At first, I was a little skeptical about this tack. To be sure, the charge is accurate. My skepticism, though, has to do with public awareness — do enough Americans even know about Tea Partiers’ extremism? Or are we still at a point where Americans hear “Tea Party,” and think of Boston colonists in 1773?
Presumably, the DNC has extensive polling data on this, which likely shows the American mainstream — especially self-described “independents” and swing voters — turned off by Tea Partiers’ radicalism. Which leads to the stronger part of the Democrats’ plan: it puts Republicans on the defensive.
Indeed, yesterday, GOP leaders were quick to denounce, and sometimes even mock, the new Democratic effort. But when reporters asked if the DNC’s charges are true — in other words, whether Republicans and Tea Partiers really are one and the same, with an identical right-wing agenda — those same GOP leaders suddenly felt shy.
An RNC spokesperson “would not say whether the RNC disagrees with any of the 10 agenda items.” A wide variety of Republican officials were quick to respond to the DNC’s initiative, but not one was prepared to “refute specific points.”

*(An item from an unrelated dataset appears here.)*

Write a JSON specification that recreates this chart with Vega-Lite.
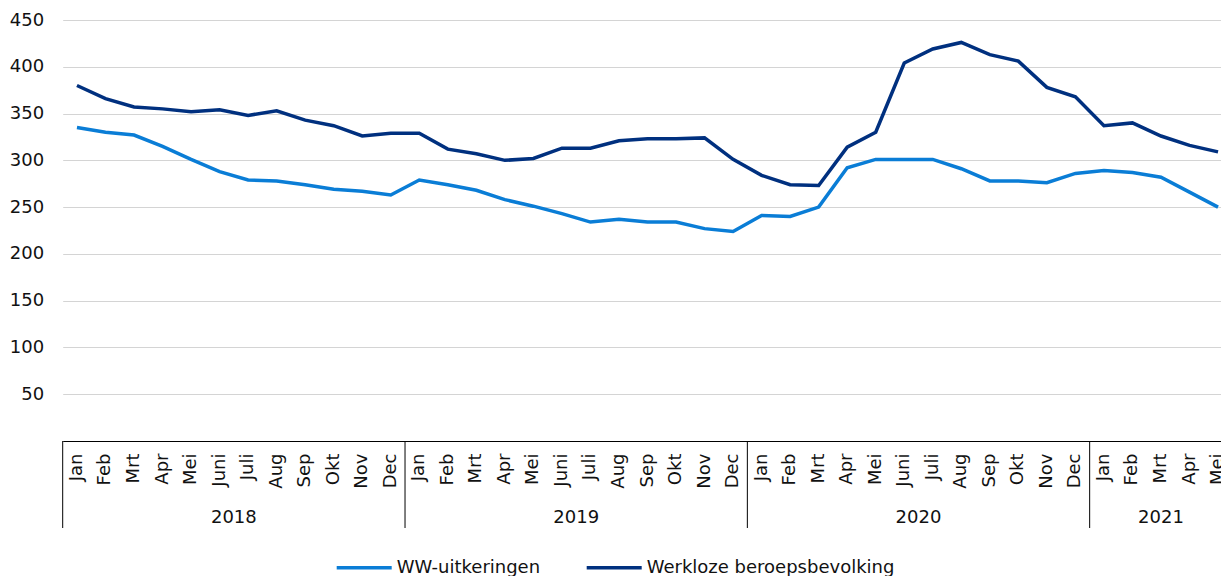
{
  "$schema": "https://vega.github.io/schema/vega-lite/v6.json",
  "width": 1158.3,
  "height": 421,
  "autosize": {"type": "none"},
  "padding": {"left": 62.7, "top": 20, "right": 0, "bottom": 135},
  "background": "white",
  "config": {
    "view": {"stroke": null},
    "font": "DejaVu Sans",
    "text": {"font": "DejaVu Sans"}
  },
  "data": {
    "values": [
      {"maand": "Jan 2018", "jaar": "2018", "WW-uitkeringen": 335, "Werkloze beroepsbevolking": 380},
      {"maand": "Feb 2018", "jaar": "2018", "WW-uitkeringen": 330, "Werkloze beroepsbevolking": 366},
      {"maand": "Mrt 2018", "jaar": "2018", "WW-uitkeringen": 327, "Werkloze beroepsbevolking": 357},
      {"maand": "Apr 2018", "jaar": "2018", "WW-uitkeringen": 315, "Werkloze beroepsbevolking": 355},
      {"maand": "Mei 2018", "jaar": "2018", "WW-uitkeringen": 301, "Werkloze beroepsbevolking": 352},
      {"maand": "Juni 2018", "jaar": "2018", "WW-uitkeringen": 288, "Werkloze beroepsbevolking": 354},
      {"maand": "Juli 2018", "jaar": "2018", "WW-uitkeringen": 279, "Werkloze beroepsbevolking": 348},
      {"maand": "Aug 2018", "jaar": "2018", "WW-uitkeringen": 278, "Werkloze beroepsbevolking": 353},
      {"maand": "Sep 2018", "jaar": "2018", "WW-uitkeringen": 274, "Werkloze beroepsbevolking": 343},
      {"maand": "Okt 2018", "jaar": "2018", "WW-uitkeringen": 269, "Werkloze beroepsbevolking": 337},
      {"maand": "Nov 2018", "jaar": "2018", "WW-uitkeringen": 267, "Werkloze beroepsbevolking": 326},
      {"maand": "Dec 2018", "jaar": "2018", "WW-uitkeringen": 263, "Werkloze beroepsbevolking": 329},
      {"maand": "Jan 2019", "jaar": "2019", "WW-uitkeringen": 279, "Werkloze beroepsbevolking": 329},
      {"maand": "Feb 2019", "jaar": "2019", "WW-uitkeringen": 274, "Werkloze beroepsbevolking": 312},
      {"maand": "Mrt 2019", "jaar": "2019", "WW-uitkeringen": 268, "Werkloze beroepsbevolking": 307},
      {"maand": "Apr 2019", "jaar": "2019", "WW-uitkeringen": 258, "Werkloze beroepsbevolking": 300},
      {"maand": "Mei 2019", "jaar": "2019", "WW-uitkeringen": 251, "Werkloze beroepsbevolking": 302},
      {"maand": "Juni 2019", "jaar": "2019", "WW-uitkeringen": 243, "Werkloze beroepsbevolking": 313},
      {"maand": "Juli 2019", "jaar": "2019", "WW-uitkeringen": 234, "Werkloze beroepsbevolking": 313},
      {"maand": "Aug 2019", "jaar": "2019", "WW-uitkeringen": 237, "Werkloze beroepsbevolking": 321},
      {"maand": "Sep 2019", "jaar": "2019", "WW-uitkeringen": 234, "Werkloze beroepsbevolking": 323},
      {"maand": "Okt 2019", "jaar": "2019", "WW-uitkeringen": 234, "Werkloze beroepsbevolking": 323},
      {"maand": "Nov 2019", "jaar": "2019", "WW-uitkeringen": 227, "Werkloze beroepsbevolking": 324},
      {"maand": "Dec 2019", "jaar": "2019", "WW-uitkeringen": 224, "Werkloze beroepsbevolking": 301},
      {"maand": "Jan 2020", "jaar": "2020", "WW-uitkeringen": 241, "Werkloze beroepsbevolking": 284},
      {"maand": "Feb 2020", "jaar": "2020", "WW-uitkeringen": 240, "Werkloze beroepsbevolking": 274},
      {"maand": "Mrt 2020", "jaar": "2020", "WW-uitkeringen": 250, "Werkloze beroepsbevolking": 273},
      {"maand": "Apr 2020", "jaar": "2020", "WW-uitkeringen": 292, "Werkloze beroepsbevolking": 314},
      {"maand": "Mei 2020", "jaar": "2020", "WW-uitkeringen": 301, "Werkloze beroepsbevolking": 330},
      {"maand": "Juni 2020", "jaar": "2020", "WW-uitkeringen": 301, "Werkloze beroepsbevolking": 404},
      {"maand": "Juli 2020", "jaar": "2020", "WW-uitkeringen": 301, "Werkloze beroepsbevolking": 419},
      {"maand": "Aug 2020", "jaar": "2020", "WW-uitkeringen": 291, "Werkloze beroepsbevolking": 426},
      {"maand": "Sep 2020", "jaar": "2020", "WW-uitkeringen": 278, "Werkloze beroepsbevolking": 413},
      {"maand": "Okt 2020", "jaar": "2020", "WW-uitkeringen": 278, "Werkloze beroepsbevolking": 406},
      {"maand": "Nov 2020", "jaar": "2020", "WW-uitkeringen": 276, "Werkloze beroepsbevolking": 378},
      {"maand": "Dec 2020", "jaar": "2020", "WW-uitkeringen": 286, "Werkloze beroepsbevolking": 368},
      {"maand": "Jan 2021", "jaar": "2021", "WW-uitkeringen": 289, "Werkloze beroepsbevolking": 337},
      {"maand": "Feb 2021", "jaar": "2021", "WW-uitkeringen": 287, "Werkloze beroepsbevolking": 340},
      {"maand": "Mrt 2021", "jaar": "2021", "WW-uitkeringen": 282, "Werkloze beroepsbevolking": 326},
      {"maand": "Apr 2021", "jaar": "2021", "WW-uitkeringen": 266, "Werkloze beroepsbevolking": 316},
      {"maand": "Mei 2021", "jaar": "2021", "WW-uitkeringen": 250, "Werkloze beroepsbevolking": 309}
    ]
  },
  "layer": [
    {
      "transform": [{"fold": ["WW-uitkeringen", "Werkloze beroepsbevolking"], "as": ["serie", "waarde"]}],
      "mark": {"type": "line", "strokeWidth": 3.5, "clip": false},
      "encoding": {
        "x": {
          "field": "maand",
          "type": "ordinal",
          "sort": null,
          "scale": {
            "domain": ["Jan 2018","Feb 2018","Mrt 2018","Apr 2018","Mei 2018","Juni 2018","Juli 2018","Aug 2018","Sep 2018","Okt 2018","Nov 2018","Dec 2018",
                       "Jan 2019","Feb 2019","Mrt 2019","Apr 2019","Mei 2019","Juni 2019","Juli 2019","Aug 2019","Sep 2019","Okt 2019","Nov 2019","Dec 2019",
                       "Jan 2020","Feb 2020","Mrt 2020","Apr 2020","Mei 2020","Juni 2020","Juli 2020","Aug 2020","Sep 2020","Okt 2020","Nov 2020","Dec 2020",
                       "Jan 2021","Feb 2021","Mrt 2021","Apr 2021","Mei 2021"],
            "range": [0, 1169.6],
            "paddingInner": 0,
            "paddingOuter": 0
          },
          "axis": {
            "title": null,
            "labelExpr": "split(datum.value, ' ')[0]",
            "labelAngle": 270,
            "labelAlign": "right",
            "labelBaseline": "middle",
            "labelPadding": 12,
            "labelFontSize": 18,
            "labelFont": "DejaVu Sans",
            "labelColor": "#111111",
            "labelOverlap": false,
            "labelBound": false,
            "labelFlush": false,
            "ticks": false,
            "grid": false,
            "domain": true,
            "domainColor": "#000000",
            "domainWidth": 1
          }
        },
        "y": {
          "field": "waarde",
          "type": "quantitative",
          "scale": {"domain": [0, 450], "nice": false, "zero": true},
          "axis": {
            "title": null,
            "values": [50, 100, 150, 200, 250, 300, 350, 400, 450],
            "labelFontSize": 18,
            "labelFont": "DejaVu Sans",
            "labelColor": "#111111",
            "labelPadding": 19,
            "ticks": false,
            "domain": false,
            "grid": true,
            "gridColor": "#d4d4d4",
            "gridWidth": 1.2
          }
        },
        "color": {
          "field": "serie",
          "type": "nominal",
          "scale": {
            "domain": ["WW-uitkeringen", "Werkloze beroepsbevolking"],
            "range": ["#0a7dd6", "#00307f"]
          },
          "legend": {
            "title": null,
            "orient": "none",
            "legendX": 272,
            "legendY": 518,
            "direction": "horizontal",
            "symbolType": "stroke",
            "symbolSize": 3025,
            "symbolStrokeWidth": 3.5,
            "labelFontSize": 18,
            "labelFont": "DejaVu Sans",
            "labelColor": "#111111",
            "labelOffset": 3,
            "columnPadding": 39,
            "padding": 0,
            "labelLimit": 400
          }
        }
      }
    },
    {
      "transform": [{"filter": "indexof(datum.maand, 'Jan ') == 0"}],
      "mark": {"type": "rule", "color": "#000000", "strokeWidth": 1, "clip": false},
      "encoding": {
        "x": {"field": "maand", "type": "ordinal", "sort": null, "bandPosition": 0},
        "y": {"datum": 0},
        "y2": {"datum": -93}
      }
    },
    {
      "transform": [{"filter": "indexof(datum.maand, 'Juli ') == 0"}],
      "mark": {"type": "text", "fontSize": 18, "font": "DejaVu Sans", "color": "#111111", "align": "center", "baseline": "middle", "clip": false},
      "encoding": {
        "x": {"field": "maand", "type": "ordinal", "sort": null, "bandPosition": 0},
        "y": {"datum": -82},
        "text": {"field": "jaar"}
      }
    },
    {
      "transform": [{"filter": "datum.maand == 'Mrt 2021'"}],
      "mark": {"type": "text", "fontSize": 18, "font": "DejaVu Sans", "color": "#111111", "align": "center", "baseline": "middle", "clip": false},
      "encoding": {
        "x": {"field": "maand", "type": "ordinal", "sort": null, "bandPosition": 0.5},
        "y": {"datum": -82},
        "text": {"field": "jaar"}
      }
    }
  ]
}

That’s not surprising. When Dems insist Republicans and Tea Partiers are identical, GOP officials can either (a) disagree, and offend their base; or (b) embrace the criticism, and risk turning off everyone else.
Looking at the big picture, Dems have struggled to settle on a specific campaign theme. “Party of No” was dubious, in part because Republicans seem to like it. The ideal for the DNC, then, is to figure out how to characterize Republicans as the “party of crazy.” Equating them with anti-government zealots and wild-eyed conspiracy cranks might just do the trick.
Marc Ambinder explained the strategy this way: “The Republicans want to be mayors of crazy-town. They’ve embraced a fringe and proto-racist isolationist and ignorant conservative populism that has no solutions for fixing anything and the collective intelligence of a wine flask.”